Short exercise: From the listing below, copy word for word every line starting at the one that includes "Give me the Altair source for this chart." and ending at the one that includes "import pandas as pd"; the pictures are omitted.

Material to process:
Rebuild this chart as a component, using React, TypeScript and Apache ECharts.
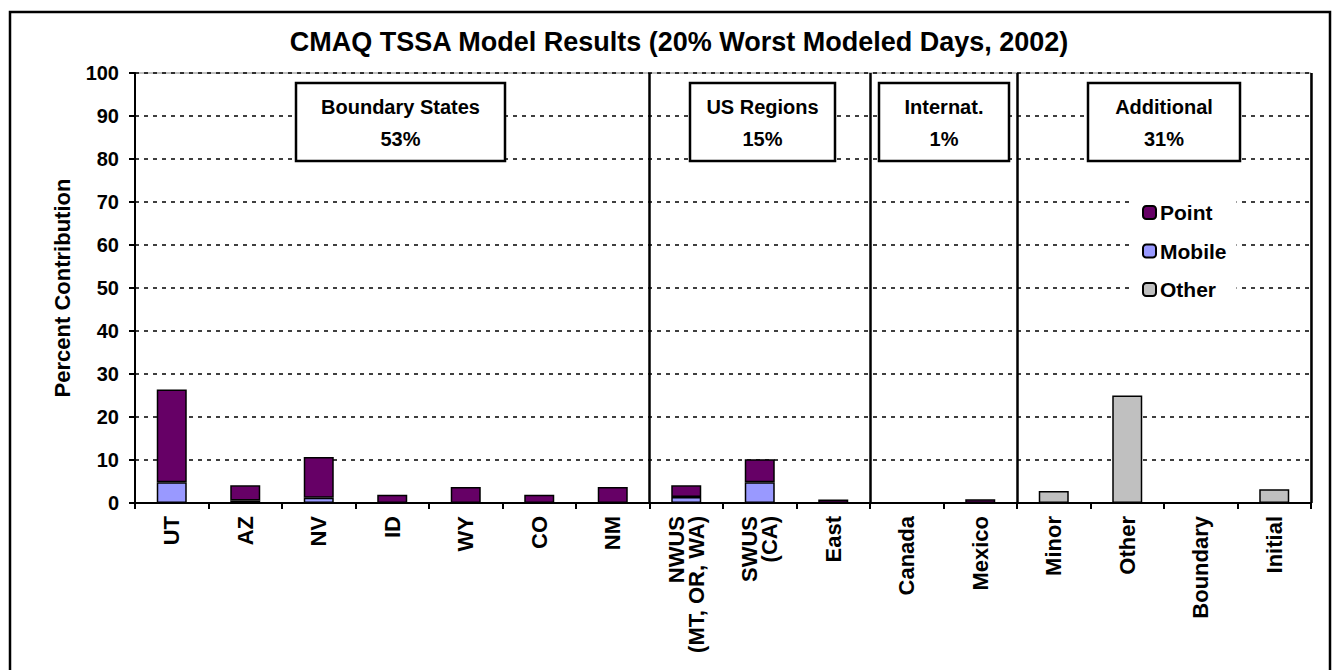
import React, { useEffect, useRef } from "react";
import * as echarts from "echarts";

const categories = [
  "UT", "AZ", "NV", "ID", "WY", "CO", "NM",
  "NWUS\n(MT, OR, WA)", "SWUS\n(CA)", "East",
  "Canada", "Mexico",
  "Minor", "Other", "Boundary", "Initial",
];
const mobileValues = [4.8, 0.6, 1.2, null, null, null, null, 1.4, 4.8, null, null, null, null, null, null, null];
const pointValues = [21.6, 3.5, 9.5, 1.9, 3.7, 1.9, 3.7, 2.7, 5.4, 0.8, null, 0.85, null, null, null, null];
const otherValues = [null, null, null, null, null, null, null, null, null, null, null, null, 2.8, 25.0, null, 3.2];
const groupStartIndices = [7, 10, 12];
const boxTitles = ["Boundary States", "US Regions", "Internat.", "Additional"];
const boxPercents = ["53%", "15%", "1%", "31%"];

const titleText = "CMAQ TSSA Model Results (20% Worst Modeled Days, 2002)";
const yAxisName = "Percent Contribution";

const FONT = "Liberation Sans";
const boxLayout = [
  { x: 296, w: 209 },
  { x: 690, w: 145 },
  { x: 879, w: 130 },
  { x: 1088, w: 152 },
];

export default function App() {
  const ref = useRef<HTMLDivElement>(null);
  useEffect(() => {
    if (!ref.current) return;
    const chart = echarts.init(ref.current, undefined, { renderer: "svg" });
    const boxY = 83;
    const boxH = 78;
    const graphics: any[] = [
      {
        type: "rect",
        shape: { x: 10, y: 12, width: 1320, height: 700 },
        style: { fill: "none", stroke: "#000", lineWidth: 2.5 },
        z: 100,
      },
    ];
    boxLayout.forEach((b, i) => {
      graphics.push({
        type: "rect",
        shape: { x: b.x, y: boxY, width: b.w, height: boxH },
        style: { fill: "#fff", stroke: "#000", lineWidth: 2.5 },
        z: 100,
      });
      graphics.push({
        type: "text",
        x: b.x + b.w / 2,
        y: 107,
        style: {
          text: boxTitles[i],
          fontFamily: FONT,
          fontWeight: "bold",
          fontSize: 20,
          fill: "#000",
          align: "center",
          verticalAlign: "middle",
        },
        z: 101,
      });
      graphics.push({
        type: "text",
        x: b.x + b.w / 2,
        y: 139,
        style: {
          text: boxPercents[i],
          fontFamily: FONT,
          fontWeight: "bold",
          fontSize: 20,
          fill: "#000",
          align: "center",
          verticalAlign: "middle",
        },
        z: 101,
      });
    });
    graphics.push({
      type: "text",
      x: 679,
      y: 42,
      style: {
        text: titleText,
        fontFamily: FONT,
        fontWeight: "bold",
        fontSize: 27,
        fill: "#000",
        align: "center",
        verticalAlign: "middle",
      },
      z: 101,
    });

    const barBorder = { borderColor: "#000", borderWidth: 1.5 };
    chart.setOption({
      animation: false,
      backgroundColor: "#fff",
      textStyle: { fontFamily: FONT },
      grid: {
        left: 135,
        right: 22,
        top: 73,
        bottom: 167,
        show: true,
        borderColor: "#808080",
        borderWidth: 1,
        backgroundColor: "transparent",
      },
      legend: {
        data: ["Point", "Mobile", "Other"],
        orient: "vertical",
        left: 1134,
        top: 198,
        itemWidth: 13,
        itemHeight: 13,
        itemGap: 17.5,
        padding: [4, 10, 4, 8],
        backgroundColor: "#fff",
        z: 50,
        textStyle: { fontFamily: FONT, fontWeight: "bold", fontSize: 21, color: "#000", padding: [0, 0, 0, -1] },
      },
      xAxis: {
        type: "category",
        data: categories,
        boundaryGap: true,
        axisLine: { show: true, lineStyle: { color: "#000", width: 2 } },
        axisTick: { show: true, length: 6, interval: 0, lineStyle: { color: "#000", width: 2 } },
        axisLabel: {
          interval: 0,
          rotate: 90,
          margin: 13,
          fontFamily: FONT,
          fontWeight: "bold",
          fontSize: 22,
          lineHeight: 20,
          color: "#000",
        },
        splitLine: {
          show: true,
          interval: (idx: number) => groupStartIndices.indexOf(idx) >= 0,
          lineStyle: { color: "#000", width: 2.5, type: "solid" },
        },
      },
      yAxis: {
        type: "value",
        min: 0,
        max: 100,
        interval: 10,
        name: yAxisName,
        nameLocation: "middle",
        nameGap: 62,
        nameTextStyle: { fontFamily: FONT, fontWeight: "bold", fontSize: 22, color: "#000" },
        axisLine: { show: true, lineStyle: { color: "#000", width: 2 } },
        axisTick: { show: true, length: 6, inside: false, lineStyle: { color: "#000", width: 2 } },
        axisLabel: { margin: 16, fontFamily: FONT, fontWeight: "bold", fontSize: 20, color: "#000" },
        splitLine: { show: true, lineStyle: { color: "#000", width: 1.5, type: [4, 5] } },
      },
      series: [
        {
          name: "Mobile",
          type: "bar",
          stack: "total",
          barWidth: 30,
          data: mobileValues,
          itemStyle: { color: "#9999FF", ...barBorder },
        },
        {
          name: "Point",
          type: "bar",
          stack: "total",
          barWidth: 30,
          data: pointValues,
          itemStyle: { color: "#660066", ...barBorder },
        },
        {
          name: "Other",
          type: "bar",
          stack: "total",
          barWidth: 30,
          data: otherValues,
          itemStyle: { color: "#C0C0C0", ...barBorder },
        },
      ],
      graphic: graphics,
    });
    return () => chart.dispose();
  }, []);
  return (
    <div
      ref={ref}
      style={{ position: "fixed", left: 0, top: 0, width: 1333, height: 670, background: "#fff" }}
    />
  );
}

...

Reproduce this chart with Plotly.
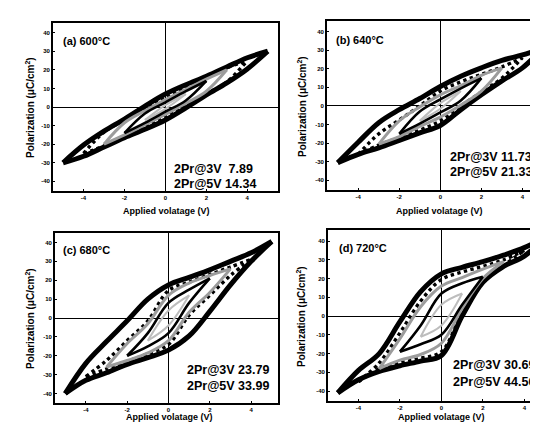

==

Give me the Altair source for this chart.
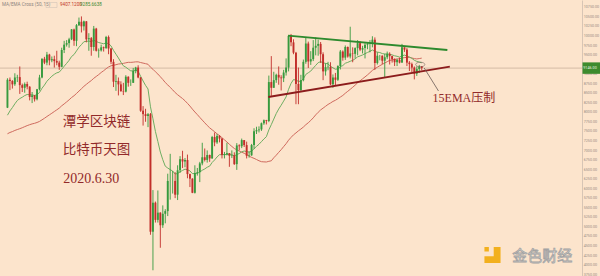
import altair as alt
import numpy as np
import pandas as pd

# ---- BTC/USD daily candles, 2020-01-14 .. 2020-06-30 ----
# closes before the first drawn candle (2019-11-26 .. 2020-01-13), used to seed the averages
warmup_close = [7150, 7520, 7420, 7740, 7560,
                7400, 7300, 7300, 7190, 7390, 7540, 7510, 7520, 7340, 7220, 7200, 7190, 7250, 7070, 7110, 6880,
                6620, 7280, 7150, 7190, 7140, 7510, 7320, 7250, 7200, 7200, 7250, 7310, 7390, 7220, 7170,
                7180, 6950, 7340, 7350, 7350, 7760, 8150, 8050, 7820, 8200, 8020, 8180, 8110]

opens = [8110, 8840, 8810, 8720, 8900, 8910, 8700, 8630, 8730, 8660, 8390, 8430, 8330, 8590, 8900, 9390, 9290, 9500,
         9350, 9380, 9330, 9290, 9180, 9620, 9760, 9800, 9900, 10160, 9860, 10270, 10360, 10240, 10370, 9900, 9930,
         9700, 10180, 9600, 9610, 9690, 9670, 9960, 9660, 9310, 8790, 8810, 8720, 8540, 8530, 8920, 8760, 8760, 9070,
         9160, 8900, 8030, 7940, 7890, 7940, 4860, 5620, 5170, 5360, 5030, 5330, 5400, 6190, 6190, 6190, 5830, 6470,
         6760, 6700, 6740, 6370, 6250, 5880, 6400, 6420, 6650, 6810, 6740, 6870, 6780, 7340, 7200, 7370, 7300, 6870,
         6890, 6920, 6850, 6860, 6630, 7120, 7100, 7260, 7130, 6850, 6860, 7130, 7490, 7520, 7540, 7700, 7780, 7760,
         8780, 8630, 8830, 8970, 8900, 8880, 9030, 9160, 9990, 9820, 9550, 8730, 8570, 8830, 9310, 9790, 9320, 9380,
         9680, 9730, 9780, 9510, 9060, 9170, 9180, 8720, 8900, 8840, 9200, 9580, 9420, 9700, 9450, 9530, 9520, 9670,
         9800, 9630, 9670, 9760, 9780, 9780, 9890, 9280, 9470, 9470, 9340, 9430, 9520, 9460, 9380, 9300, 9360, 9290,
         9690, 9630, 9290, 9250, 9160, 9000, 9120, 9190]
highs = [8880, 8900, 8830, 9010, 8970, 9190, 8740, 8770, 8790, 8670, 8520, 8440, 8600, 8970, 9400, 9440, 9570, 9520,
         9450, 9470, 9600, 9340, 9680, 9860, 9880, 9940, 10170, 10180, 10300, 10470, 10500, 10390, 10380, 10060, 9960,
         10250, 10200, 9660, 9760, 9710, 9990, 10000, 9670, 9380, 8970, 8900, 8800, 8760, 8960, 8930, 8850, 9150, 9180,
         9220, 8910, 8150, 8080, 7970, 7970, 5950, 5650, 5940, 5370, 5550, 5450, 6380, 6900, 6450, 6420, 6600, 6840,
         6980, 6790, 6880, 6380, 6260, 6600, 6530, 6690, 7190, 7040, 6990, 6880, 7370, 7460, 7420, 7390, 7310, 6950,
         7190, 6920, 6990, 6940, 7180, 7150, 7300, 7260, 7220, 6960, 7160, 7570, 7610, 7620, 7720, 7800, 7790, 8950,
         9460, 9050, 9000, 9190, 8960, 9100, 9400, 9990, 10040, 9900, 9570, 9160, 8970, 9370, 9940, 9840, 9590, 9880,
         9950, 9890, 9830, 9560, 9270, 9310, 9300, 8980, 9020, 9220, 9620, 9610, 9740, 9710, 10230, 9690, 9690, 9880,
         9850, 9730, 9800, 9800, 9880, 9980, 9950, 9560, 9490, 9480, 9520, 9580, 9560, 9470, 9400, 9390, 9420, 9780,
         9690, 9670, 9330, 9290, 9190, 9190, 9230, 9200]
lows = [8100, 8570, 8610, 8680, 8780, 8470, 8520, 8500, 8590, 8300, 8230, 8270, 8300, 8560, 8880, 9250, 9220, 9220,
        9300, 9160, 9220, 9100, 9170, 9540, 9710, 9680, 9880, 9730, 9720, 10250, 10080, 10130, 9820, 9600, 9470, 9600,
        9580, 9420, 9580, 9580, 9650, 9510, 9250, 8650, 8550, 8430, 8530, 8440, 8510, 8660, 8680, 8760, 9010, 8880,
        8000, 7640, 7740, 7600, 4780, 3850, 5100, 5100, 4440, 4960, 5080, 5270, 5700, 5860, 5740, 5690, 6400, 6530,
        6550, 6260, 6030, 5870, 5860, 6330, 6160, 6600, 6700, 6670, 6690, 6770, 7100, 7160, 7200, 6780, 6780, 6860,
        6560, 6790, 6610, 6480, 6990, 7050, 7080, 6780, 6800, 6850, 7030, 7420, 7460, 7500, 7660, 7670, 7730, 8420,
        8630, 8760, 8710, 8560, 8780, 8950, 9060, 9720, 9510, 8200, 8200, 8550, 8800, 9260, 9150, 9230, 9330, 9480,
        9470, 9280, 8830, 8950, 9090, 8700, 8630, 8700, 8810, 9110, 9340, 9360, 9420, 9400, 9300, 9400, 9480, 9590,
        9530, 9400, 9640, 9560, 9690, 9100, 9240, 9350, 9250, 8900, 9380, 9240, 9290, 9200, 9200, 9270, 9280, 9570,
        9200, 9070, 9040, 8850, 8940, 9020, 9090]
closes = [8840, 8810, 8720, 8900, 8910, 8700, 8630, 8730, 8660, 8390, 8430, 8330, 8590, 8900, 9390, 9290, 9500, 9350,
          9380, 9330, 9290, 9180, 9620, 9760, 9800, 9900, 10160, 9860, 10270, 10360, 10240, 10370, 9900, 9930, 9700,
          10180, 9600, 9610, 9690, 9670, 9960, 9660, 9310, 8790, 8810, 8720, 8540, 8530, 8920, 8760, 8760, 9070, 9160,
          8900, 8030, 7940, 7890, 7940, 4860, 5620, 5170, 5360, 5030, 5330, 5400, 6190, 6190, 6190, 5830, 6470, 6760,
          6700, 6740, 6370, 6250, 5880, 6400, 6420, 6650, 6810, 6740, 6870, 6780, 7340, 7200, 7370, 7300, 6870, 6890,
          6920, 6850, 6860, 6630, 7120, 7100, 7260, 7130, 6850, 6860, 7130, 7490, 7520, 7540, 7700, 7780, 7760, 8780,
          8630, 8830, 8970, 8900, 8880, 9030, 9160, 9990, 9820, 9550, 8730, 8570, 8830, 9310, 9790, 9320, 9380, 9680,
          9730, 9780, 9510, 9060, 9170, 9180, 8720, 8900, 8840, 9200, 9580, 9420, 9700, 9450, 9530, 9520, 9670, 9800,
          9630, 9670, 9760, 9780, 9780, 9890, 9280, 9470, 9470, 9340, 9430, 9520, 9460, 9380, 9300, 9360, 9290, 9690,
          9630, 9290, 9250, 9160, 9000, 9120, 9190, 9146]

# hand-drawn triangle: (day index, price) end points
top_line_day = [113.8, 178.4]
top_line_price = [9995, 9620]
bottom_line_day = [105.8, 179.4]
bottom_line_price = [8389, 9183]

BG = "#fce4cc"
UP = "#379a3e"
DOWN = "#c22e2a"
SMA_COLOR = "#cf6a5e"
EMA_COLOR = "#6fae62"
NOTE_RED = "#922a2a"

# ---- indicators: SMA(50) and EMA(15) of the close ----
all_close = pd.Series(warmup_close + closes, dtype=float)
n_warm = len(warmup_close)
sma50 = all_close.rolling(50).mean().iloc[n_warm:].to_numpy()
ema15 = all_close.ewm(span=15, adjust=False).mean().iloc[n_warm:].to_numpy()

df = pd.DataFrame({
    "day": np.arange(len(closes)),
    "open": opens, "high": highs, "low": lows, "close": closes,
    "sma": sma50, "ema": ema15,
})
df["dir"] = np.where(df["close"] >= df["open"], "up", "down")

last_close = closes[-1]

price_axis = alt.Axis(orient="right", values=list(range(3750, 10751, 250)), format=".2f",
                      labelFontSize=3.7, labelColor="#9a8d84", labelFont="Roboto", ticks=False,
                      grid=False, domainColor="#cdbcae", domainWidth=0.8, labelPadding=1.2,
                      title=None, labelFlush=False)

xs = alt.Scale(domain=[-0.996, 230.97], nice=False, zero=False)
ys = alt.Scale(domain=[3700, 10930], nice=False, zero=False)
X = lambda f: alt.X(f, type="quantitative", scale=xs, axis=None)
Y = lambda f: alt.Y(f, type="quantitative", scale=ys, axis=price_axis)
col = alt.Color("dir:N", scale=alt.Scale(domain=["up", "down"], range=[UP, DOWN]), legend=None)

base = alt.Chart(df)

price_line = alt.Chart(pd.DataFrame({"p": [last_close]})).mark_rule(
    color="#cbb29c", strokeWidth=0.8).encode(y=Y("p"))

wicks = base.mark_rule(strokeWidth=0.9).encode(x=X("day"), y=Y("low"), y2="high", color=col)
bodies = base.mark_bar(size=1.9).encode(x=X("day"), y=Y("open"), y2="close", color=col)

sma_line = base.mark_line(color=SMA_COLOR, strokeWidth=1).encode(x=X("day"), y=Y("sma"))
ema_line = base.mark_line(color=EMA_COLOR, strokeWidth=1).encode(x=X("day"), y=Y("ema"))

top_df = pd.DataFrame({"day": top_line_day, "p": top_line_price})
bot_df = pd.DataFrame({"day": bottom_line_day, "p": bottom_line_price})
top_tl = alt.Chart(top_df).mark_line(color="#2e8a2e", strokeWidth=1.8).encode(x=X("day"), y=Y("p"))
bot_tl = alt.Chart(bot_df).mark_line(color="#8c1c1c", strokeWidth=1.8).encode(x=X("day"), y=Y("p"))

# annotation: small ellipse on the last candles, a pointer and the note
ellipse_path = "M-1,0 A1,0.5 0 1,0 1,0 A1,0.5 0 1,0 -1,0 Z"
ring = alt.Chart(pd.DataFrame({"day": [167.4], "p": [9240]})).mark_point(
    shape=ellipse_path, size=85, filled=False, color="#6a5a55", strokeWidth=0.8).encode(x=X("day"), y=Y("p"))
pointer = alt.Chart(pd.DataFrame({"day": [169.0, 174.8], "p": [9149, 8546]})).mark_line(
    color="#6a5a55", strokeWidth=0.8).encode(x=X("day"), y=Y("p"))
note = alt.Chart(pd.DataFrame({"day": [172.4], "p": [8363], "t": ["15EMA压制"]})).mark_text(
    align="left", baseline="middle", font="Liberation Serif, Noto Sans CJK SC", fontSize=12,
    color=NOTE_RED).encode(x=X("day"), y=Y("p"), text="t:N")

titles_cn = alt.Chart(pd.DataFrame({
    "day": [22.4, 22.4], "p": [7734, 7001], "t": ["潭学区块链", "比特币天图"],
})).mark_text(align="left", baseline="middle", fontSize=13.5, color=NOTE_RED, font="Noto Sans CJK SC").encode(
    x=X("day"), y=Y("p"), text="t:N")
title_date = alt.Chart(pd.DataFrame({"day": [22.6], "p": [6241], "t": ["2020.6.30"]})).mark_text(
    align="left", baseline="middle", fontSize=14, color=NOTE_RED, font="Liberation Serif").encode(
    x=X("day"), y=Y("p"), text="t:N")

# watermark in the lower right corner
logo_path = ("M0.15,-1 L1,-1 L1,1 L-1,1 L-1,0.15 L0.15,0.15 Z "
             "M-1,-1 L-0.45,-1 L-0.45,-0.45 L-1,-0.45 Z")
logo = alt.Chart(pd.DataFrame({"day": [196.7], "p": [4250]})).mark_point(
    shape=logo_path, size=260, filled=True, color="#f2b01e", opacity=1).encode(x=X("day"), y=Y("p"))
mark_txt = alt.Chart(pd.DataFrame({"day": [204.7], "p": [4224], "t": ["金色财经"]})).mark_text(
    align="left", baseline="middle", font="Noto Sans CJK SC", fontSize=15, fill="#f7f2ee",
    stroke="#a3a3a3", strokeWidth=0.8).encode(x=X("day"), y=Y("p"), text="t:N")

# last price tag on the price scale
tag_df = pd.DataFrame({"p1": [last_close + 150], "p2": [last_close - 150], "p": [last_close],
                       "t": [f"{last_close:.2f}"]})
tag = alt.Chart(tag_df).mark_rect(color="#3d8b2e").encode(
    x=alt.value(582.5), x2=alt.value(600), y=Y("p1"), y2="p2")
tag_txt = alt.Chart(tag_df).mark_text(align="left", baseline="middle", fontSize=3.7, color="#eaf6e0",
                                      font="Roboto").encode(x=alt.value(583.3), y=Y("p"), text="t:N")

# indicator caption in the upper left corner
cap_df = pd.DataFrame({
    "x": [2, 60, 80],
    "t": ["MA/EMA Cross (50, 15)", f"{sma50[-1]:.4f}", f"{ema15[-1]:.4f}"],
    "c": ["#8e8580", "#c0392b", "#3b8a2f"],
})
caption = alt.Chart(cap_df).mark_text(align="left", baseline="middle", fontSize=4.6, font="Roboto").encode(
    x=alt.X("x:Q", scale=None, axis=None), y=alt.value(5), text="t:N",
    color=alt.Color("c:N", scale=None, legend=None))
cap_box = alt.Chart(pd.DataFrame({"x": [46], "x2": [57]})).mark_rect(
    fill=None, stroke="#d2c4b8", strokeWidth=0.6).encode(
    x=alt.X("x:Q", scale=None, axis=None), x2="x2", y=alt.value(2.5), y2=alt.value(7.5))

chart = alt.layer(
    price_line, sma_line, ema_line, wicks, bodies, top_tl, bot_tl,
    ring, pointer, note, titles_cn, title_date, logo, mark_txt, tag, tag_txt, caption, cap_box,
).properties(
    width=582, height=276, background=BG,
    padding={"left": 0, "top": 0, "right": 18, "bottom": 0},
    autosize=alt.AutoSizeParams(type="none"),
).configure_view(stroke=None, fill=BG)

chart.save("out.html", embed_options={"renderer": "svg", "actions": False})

Solved problem:
Give me the Altair source for this chart.
import altair as alt
import numpy as np
import pandas as pd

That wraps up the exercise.